How to Analyze Logs with awk and sort
Creating the File
cat << 'EOF' > input.txt
2026-05-16 10:01:25 INFO userA login
2026-05-16 10:03:11 ERROR userB timeout
2026-05-16 10:04:09 INFO userC upload
2026-05-16 10:05:44 ERROR userA disconnect
2026-05-16 10:06:30 WARN userD retry
2026-05-16 10:07:12 ERROR userC timeout
EOF
Command
awk '$3=="ERROR" {print $4, $5}' input.txt
Output
userB timeout
userA disconnect
userC timeout
Command
awk '$3=="ERROR" {print $4}' input.txt | sort
Output
userA
userB
userC
Command
awk '{count[$3]++} END {for (level in count) print level, count[level]}' input.txt | sort
Output
ERROR 3
INFO 2
WARN 1
How It Works
| Command | Mechanism |
|---|---|
| awk '$3=="ERROR"' | Extracts only rows where the third column is ERROR |
| print $4 | Displays the username in the fourth column |
| sort | Sorts the results in ascending order |
| count[$3]++ | Aggregates the count for each log level |
| END {for ...} | Outputs the aggregated results at the end |
Explanation
awk can efficiently extract log data column by column, and combining it with sort makes aggregation and organization straightforward.
It operates with a small footprint and high speed even on large log volumes, making it a common tool in server operations.
How to Sort Date Data with awk and sort
Creating the File
cat << 'EOF' > input.txt
2024-12-01 Tokyo
2023-05-10 Osaka
2025-01-15 Nagoya
2022-08-20 Fukuoka
EOF
Command
awk '{print $1, $2}' input.txt | sort
Output
2022-08-20 Fukuoka
2023-05-10 Osaka
2024-12-01 Tokyo
2025-01-15 Nagoya
Command
awk '{print $1, $2}' input.txt | sort -r
Output
2025-01-15 Nagoya
2024-12-01 Tokyo
2023-05-10 Osaka
2022-08-20 Fukuoka
How It Works
| Command | Mechanism |
|---|---|
| awk '{print $1, $2}' input.txt | Extracts the date in the first column and the city name in the second column |
| sort | Sorts dates in ascending order |
| sort -r | Sorts dates in descending order |
Explanation
awk extracts only the needed columns, and sort arranges them in date order.
Dates in ISO format (YYYY-MM-DD) sort correctly even with a plain string sort.

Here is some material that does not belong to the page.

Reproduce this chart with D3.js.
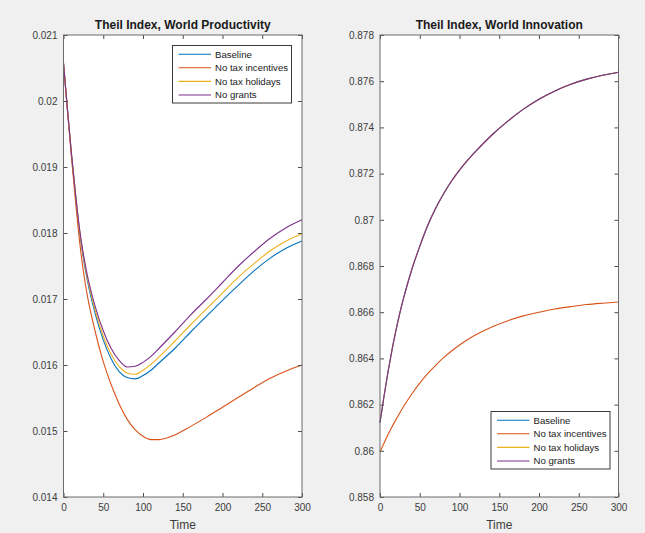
<!DOCTYPE html>
<html>
<head>
<meta charset="utf-8">
<script src="https://cdn.jsdelivr.net/npm/d3@7"></script>
<style>
  html, body { margin: 0; padding: 0; background: #f0f0f0; }
  svg { display: block; }
  text { font-family: "Liberation Sans", Arial, Helvetica, sans-serif; }
</style>
</head>
<body>
<svg id="fig" width="645" height="533"></svg>
<script>
// Simulation periods
const time = [0, 5, 10, 15, 20, 25, 30, 40, 50, 60, 70, 80, 90, 100, 110, 120,
              140, 160, 180, 200, 220, 240, 260, 280, 300];

// Theil index of world productivity, per scenario
const prodBaseline = [0.02057, 0.01987, 0.01920, 0.01860, 0.01804, 0.01762, 0.01728, 0.01677, 0.01638,
  0.01609, 0.01590, 0.01581, 0.01579, 0.01584, 0.01592, 0.01603, 0.01625, 0.01650, 0.01674, 0.01698,
  0.01721, 0.01743, 0.01762, 0.01777, 0.01788];
const prodNoIncentives = [0.02057, 0.01985, 0.01915, 0.01850, 0.01790, 0.01742, 0.01705, 0.01650, 0.01605,
  0.01570, 0.01541, 0.01518, 0.01502, 0.01492, 0.01487, 0.01487, 0.01494, 0.01507, 0.01521, 0.01536,
  0.01551, 0.01566, 0.01580, 0.01591, 0.01600];
const prodNoHolidays = [0.02057, 0.01987, 0.01920, 0.01860, 0.01806, 0.01765, 0.01732, 0.01682, 0.01644,
  0.01616, 0.01598, 0.01588, 0.01586, 0.01592, 0.01601, 0.01612, 0.01636, 0.01661, 0.01685, 0.01709,
  0.01733, 0.01754, 0.01773, 0.01788, 0.01799];
const prodNoGrants = [0.02057, 0.01987, 0.01920, 0.01860, 0.01808, 0.01768, 0.01736, 0.01688, 0.01652,
  0.01625, 0.01607, 0.01597, 0.01598, 0.01604, 0.01613, 0.01625, 0.01650, 0.01676, 0.01700, 0.01725,
  0.01750, 0.01772, 0.01792, 0.01808, 0.01820];

// Theil index of world innovation, per scenario
const innoBaseline = [0.86122, 0.86235, 0.86340, 0.86435, 0.86520, 0.86597, 0.86665, 0.86785, 0.86885,
  0.86975, 0.87050, 0.87113, 0.87168, 0.87215, 0.87257, 0.87295, 0.87365, 0.87425, 0.87478, 0.87522,
  0.87558, 0.87587, 0.87609, 0.87626, 0.87639];
const innoNoIncentives = [0.85995, 0.86033, 0.86069, 0.86103, 0.86135, 0.86165, 0.86194, 0.86246, 0.86293,
  0.86334, 0.86370, 0.86403, 0.86432, 0.86458, 0.86481, 0.86501, 0.86535, 0.86562, 0.86584, 0.86600,
  0.86614, 0.86624, 0.86633, 0.86639, 0.86644];
const innoNoHolidays = [0.86122, 0.86235, 0.86340, 0.86435, 0.86520, 0.86597, 0.86665, 0.86785, 0.86885,
  0.86975, 0.87050, 0.87113, 0.87168, 0.87215, 0.87257, 0.87295, 0.87365, 0.87425, 0.87478, 0.87522,
  0.87558, 0.87587, 0.87609, 0.87626, 0.87639];
const innoNoGrants = [0.86122, 0.86235, 0.86340, 0.86435, 0.86520, 0.86597, 0.86665, 0.86785, 0.86885,
  0.86975, 0.87050, 0.87113, 0.87168, 0.87215, 0.87257, 0.87295, 0.87365, 0.87425, 0.87478, 0.87522,
  0.87558, 0.87587, 0.87609, 0.87626, 0.87639];

const seriesNames = ["Baseline", "No tax incentives", "No tax holidays", "No grants"];
const seriesColors = ["#0072BD", "#D95319", "#EDB120", "#7E2F8E"];

const timeTicks = [0, 50, 100, 150, 200, 250, 300];
const prodTicks = [0.014, 0.015, 0.016, 0.017, 0.018, 0.019, 0.020, 0.021];
const innoTicks = [0.858, 0.860, 0.862, 0.864, 0.866, 0.868, 0.870, 0.872, 0.874, 0.876, 0.878];

const svg = d3.select("#fig");
const fmt = d => String(+d.toFixed(3));

function panel(opts) {
  const { left, right, top, bottom, yDomain, yTicks, title, series, legendAt } = opts;
  const x = d3.scaleLinear().domain([0, 300]).range([left, right]);
  const y = d3.scaleLinear().domain(yDomain).range([bottom, top]);
  const g = svg.append("g");

  g.append("rect")
    .attr("x", left).attr("y", top)
    .attr("width", right - left).attr("height", bottom - top)
    .attr("fill", "#ffffff");

  const line = d3.line()
    .x((d, i) => x(time[i]))
    .y(d => y(d))
    .curve(d3.curveMonotoneX);

  series.forEach((vals, k) => {
    g.append("path")
      .datum(vals)
      .attr("d", line)
      .attr("fill", "none")
      .attr("stroke", seriesColors[k])
      .attr("stroke-width", 1.1);
  });

  const styleAxis = sel => {
    sel.select(".domain").remove();
    sel.selectAll("line").attr("stroke", "#4d4d4d");
    sel.selectAll("text").attr("fill", "#3c3c3c").style("font-size", "10px");
  };

  g.append("g").attr("transform", `translate(0,${bottom})`)
    .call(d3.axisBottom(x).tickValues(timeTicks).tickSize(-4).tickPadding(7).tickFormat(d3.format("d")))
    .call(styleAxis);
  g.append("g").attr("transform", `translate(0,${top})`)
    .call(d3.axisTop(x).tickValues(timeTicks).tickSize(-4).tickFormat(""))
    .call(styleAxis);
  g.append("g").attr("transform", `translate(${left},0)`)
    .call(d3.axisLeft(y).tickValues(yTicks).tickSize(-4).tickPadding(6).tickFormat(fmt))
    .call(styleAxis);
  g.append("g").attr("transform", `translate(${right},0)`)
    .call(d3.axisRight(y).tickValues(yTicks).tickSize(-4).tickFormat(""))
    .call(styleAxis);

  g.append("rect")
    .attr("x", left).attr("y", top)
    .attr("width", right - left).attr("height", bottom - top)
    .attr("fill", "none").attr("stroke", "#6b6b6b").attr("stroke-width", 1);

  g.append("text")
    .attr("x", (left + right) / 2).attr("y", top - 6)
    .attr("text-anchor", "middle")
    .style("font-size", "12px").style("font-weight", "bold")
    .attr("fill", "#1a1a1a")
    .text(title);

  g.append("text")
    .attr("x", (left + right) / 2).attr("y", bottom + 32)
    .attr("text-anchor", "middle")
    .style("font-size", "12px")
    .attr("fill", "#3c3c3c")
    .text("Time");

  // legend
  const lg = g.append("g").attr("transform", `translate(${legendAt[0]},${legendAt[1]})`);
  lg.append("rect")
    .attr("x", 0).attr("y", 0).attr("width", 119).attr("height", 57.5)
    .attr("fill", "#ffffff").attr("stroke", "#3a3a3a").attr("stroke-width", 1);
  seriesNames.forEach((name, k) => {
    const yy = 8.7 + k * 13.6;
    lg.append("line")
      .attr("x1", 6).attr("x2", 38.5).attr("y1", yy).attr("y2", yy)
      .attr("stroke", seriesColors[k]).attr("stroke-width", 1.1);
    lg.append("text")
      .attr("x", 42.5).attr("y", yy).attr("dy", "0.35em")
      .style("font-size", "9.6px").attr("fill", "#1a1a1a")
      .text(name);
  });
}

panel({
  left: 63.5, right: 302, top: 35, bottom: 497,
  yDomain: [0.014, 0.021], yTicks: prodTicks,
  title: "Theil Index, World Productivity",
  series: [prodBaseline, prodNoIncentives, prodNoHolidays, prodNoGrants],
  legendAt: [172.5, 45.5]
});

panel({
  left: 380, right: 618.5, top: 35, bottom: 497,
  yDomain: [0.858, 0.878], yTicks: innoTicks,
  title: "Theil Index, World Innovation",
  series: [innoBaseline, innoNoIncentives, innoNoHolidays, innoNoGrants],
  legendAt: [491, 411.5]
});
</script>
</body>
</html>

How to Organize and Aggregate IP Addresses with awk and sort
Creating the File
cat << 'EOF' > input.txt
192.168.1.10 access
10.0.0.5 access
192.168.1.10 error
172.16.0.1 access
10.0.0.5 access
192.168.1.10 access
EOF
Command
awk '{print $1}' input.txt
Output
192.168.1.10
10.0.0.5
192.168.1.10
172.16.0.1
10.0.0.5
192.168.1.10
Command
awk '{print $1}' input.txt | sort
Output
10.0.0.5
10.0.0.5
172.16.0.1
192.168.1.10
192.168.1.10
192.168.1.10
Command
awk '{print $1}' input.txt | sort | uniq -c
Output
2 10.0.0.5
1 172.16.0.1
3 192.168.1.10
How It Works
| Command | Mechanism |
|---|---|
| awk '{print $1}' | Extracts only the IP address in the first column |
| sort | Sorts IP addresses in ascending order |
| uniq -c | Groups duplicates and counts occurrences |
Explanation
Extracting the needed column with awk and sorting it with sort enables aggregation via uniq -c.
This is a fundamental command combination widely used for log analysis and access counting.
Summary: Text Processing Fundamentals with awk and sort
awk and sort are representative commands for efficient text processing.
Simply learning the flow of extracting the needed data with awk and ordering it with sort will dramatically simplify CSV management and log analysis.
Start by trying awk and sort on small sample datasets and gradually build up to more practical usage patterns.